Code that draws figures

· · ·

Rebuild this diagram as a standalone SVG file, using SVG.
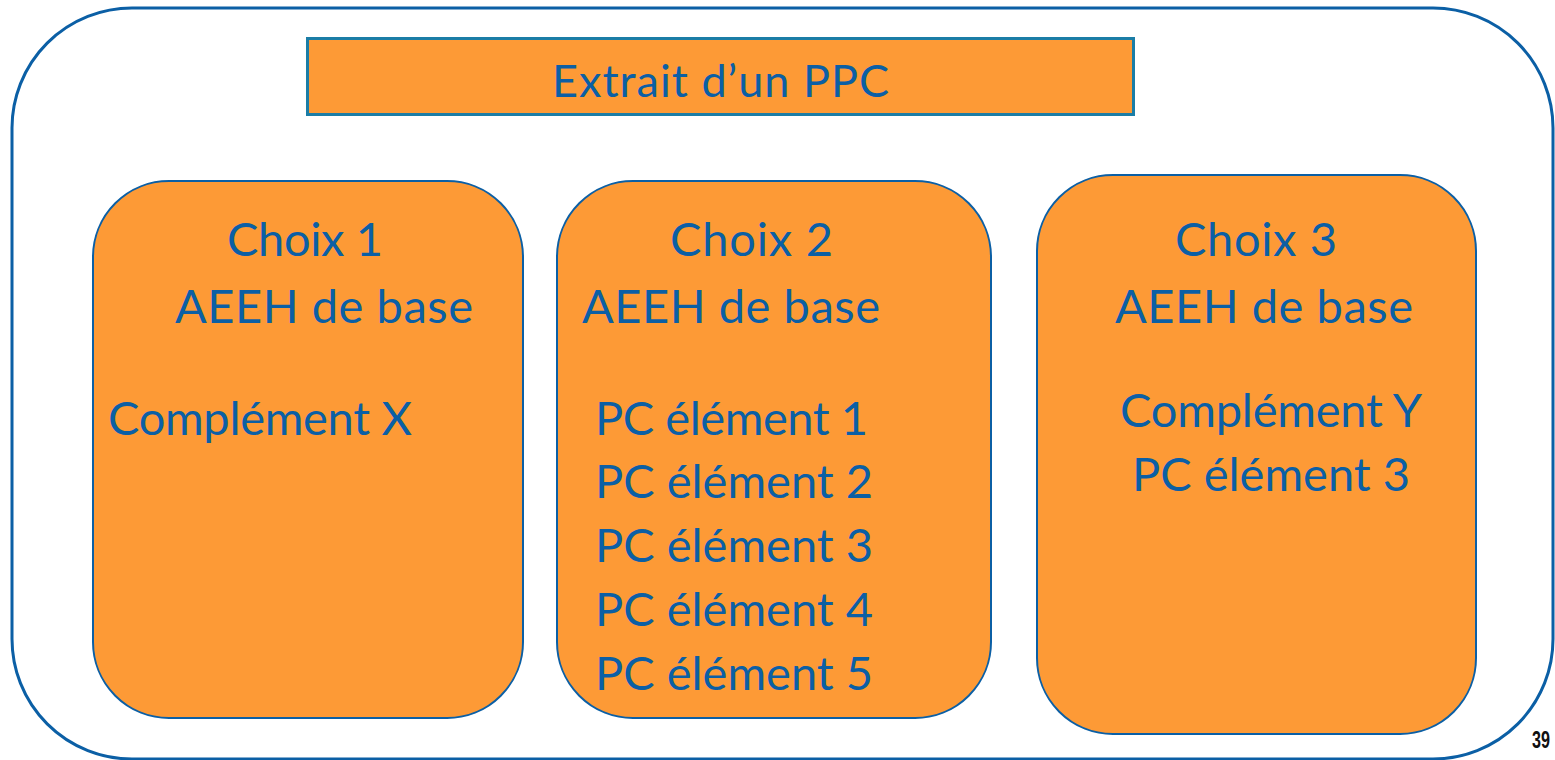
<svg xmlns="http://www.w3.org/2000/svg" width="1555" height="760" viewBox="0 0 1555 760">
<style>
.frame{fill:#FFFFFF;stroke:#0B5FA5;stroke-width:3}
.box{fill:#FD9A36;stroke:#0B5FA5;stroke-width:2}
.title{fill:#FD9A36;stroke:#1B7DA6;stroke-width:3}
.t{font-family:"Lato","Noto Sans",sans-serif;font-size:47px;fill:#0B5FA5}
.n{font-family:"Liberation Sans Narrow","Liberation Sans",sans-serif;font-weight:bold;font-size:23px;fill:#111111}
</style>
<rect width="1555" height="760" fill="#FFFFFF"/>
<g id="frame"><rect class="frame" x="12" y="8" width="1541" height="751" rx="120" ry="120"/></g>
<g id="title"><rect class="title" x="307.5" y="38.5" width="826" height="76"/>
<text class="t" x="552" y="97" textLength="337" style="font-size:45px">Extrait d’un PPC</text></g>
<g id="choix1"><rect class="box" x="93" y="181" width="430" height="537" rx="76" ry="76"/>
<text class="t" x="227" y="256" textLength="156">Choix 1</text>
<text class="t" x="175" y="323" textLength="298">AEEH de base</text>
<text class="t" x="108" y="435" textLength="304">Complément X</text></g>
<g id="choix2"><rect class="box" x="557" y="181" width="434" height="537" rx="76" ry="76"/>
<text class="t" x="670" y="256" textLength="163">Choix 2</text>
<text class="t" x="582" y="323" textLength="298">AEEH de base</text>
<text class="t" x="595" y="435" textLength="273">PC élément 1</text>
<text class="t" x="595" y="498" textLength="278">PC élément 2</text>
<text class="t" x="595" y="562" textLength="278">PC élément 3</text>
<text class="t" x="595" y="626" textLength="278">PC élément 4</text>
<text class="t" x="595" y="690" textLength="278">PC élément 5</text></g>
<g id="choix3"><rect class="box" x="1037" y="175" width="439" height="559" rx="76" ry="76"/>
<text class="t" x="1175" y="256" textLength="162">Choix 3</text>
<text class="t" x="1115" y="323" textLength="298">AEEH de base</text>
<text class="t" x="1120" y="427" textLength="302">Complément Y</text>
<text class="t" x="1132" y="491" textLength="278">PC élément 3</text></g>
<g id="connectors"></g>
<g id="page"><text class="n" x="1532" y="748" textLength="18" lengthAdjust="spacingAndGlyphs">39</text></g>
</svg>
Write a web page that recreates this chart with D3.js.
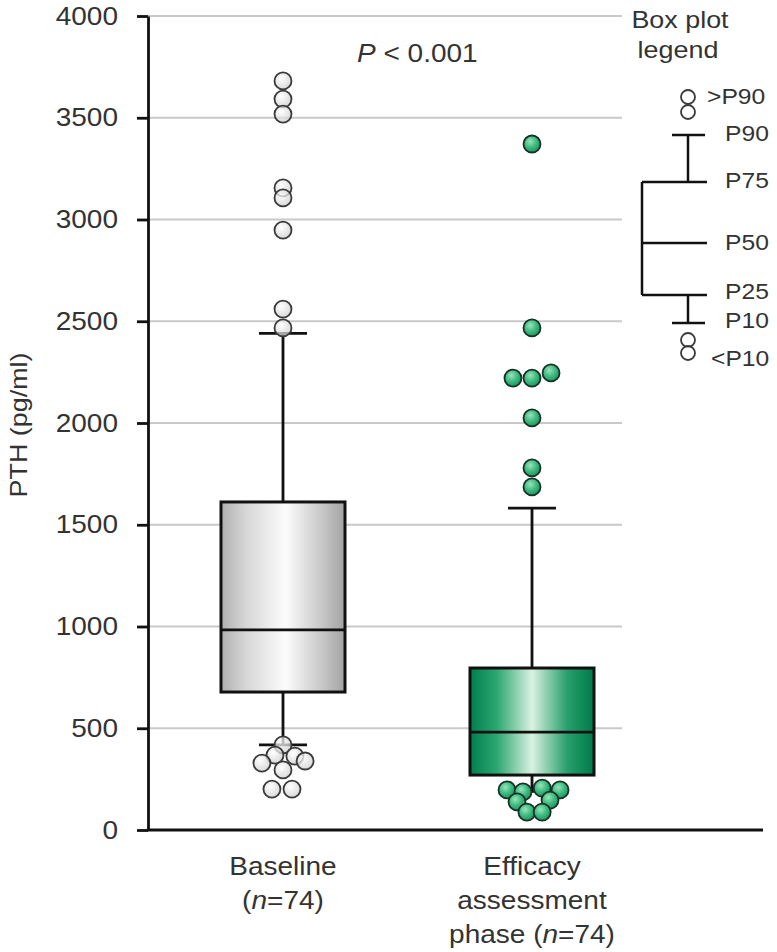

· · ·

**WORK TO COMPLETE**
Retype all entries exactly as they appear, dropping the images.

**RESULT FOR THIS TASK**
Rebuild this diagram as a standalone SVG file, using SVG.
<svg xmlns="http://www.w3.org/2000/svg" width="1555" height="760" viewBox="0 0 1555 760">
<style>
.frame{fill:#FFFFFF;stroke:#0B5FA5;stroke-width:3}
.box{fill:#FD9A36;stroke:#0B5FA5;stroke-width:2}
.title{fill:#FD9A36;stroke:#1B7DA6;stroke-width:3}
.t{font-family:"Lato","Noto Sans",sans-serif;font-size:47px;fill:#0B5FA5}
.n{font-family:"Liberation Sans Narrow","Liberation Sans",sans-serif;font-weight:bold;font-size:23px;fill:#111111}
</style>
<rect width="1555" height="760" fill="#FFFFFF"/>
<g id="frame"><rect class="frame" x="12" y="8" width="1541" height="751" rx="120" ry="120"/></g>
<g id="title"><rect class="title" x="307.5" y="38.5" width="826" height="76"/>
<text class="t" x="552" y="97" textLength="337" style="font-size:45px">Extrait d’un PPC</text></g>
<g id="choix1"><rect class="box" x="93" y="181" width="430" height="537" rx="76" ry="76"/>
<text class="t" x="227" y="256" textLength="156">Choix 1</text>
<text class="t" x="175" y="323" textLength="298">AEEH de base</text>
<text class="t" x="108" y="435" textLength="304">Complément X</text></g>
<g id="choix2"><rect class="box" x="557" y="181" width="434" height="537" rx="76" ry="76"/>
<text class="t" x="670" y="256" textLength="163">Choix 2</text>
<text class="t" x="582" y="323" textLength="298">AEEH de base</text>
<text class="t" x="595" y="435" textLength="273">PC élément 1</text>
<text class="t" x="595" y="498" textLength="278">PC élément 2</text>
<text class="t" x="595" y="562" textLength="278">PC élément 3</text>
<text class="t" x="595" y="626" textLength="278">PC élément 4</text>
<text class="t" x="595" y="690" textLength="278">PC élément 5</text></g>
<g id="choix3"><rect class="box" x="1037" y="175" width="439" height="559" rx="76" ry="76"/>
<text class="t" x="1175" y="256" textLength="162">Choix 3</text>
<text class="t" x="1115" y="323" textLength="298">AEEH de base</text>
<text class="t" x="1120" y="427" textLength="302">Complément Y</text>
<text class="t" x="1132" y="491" textLength="278">PC élément 3</text></g>
<g id="connectors"></g>
<g id="page"><text class="n" x="1532" y="748" textLength="18" lengthAdjust="spacingAndGlyphs">39</text></g>
</svg>
Write a web page that recreates this chart with D3.js.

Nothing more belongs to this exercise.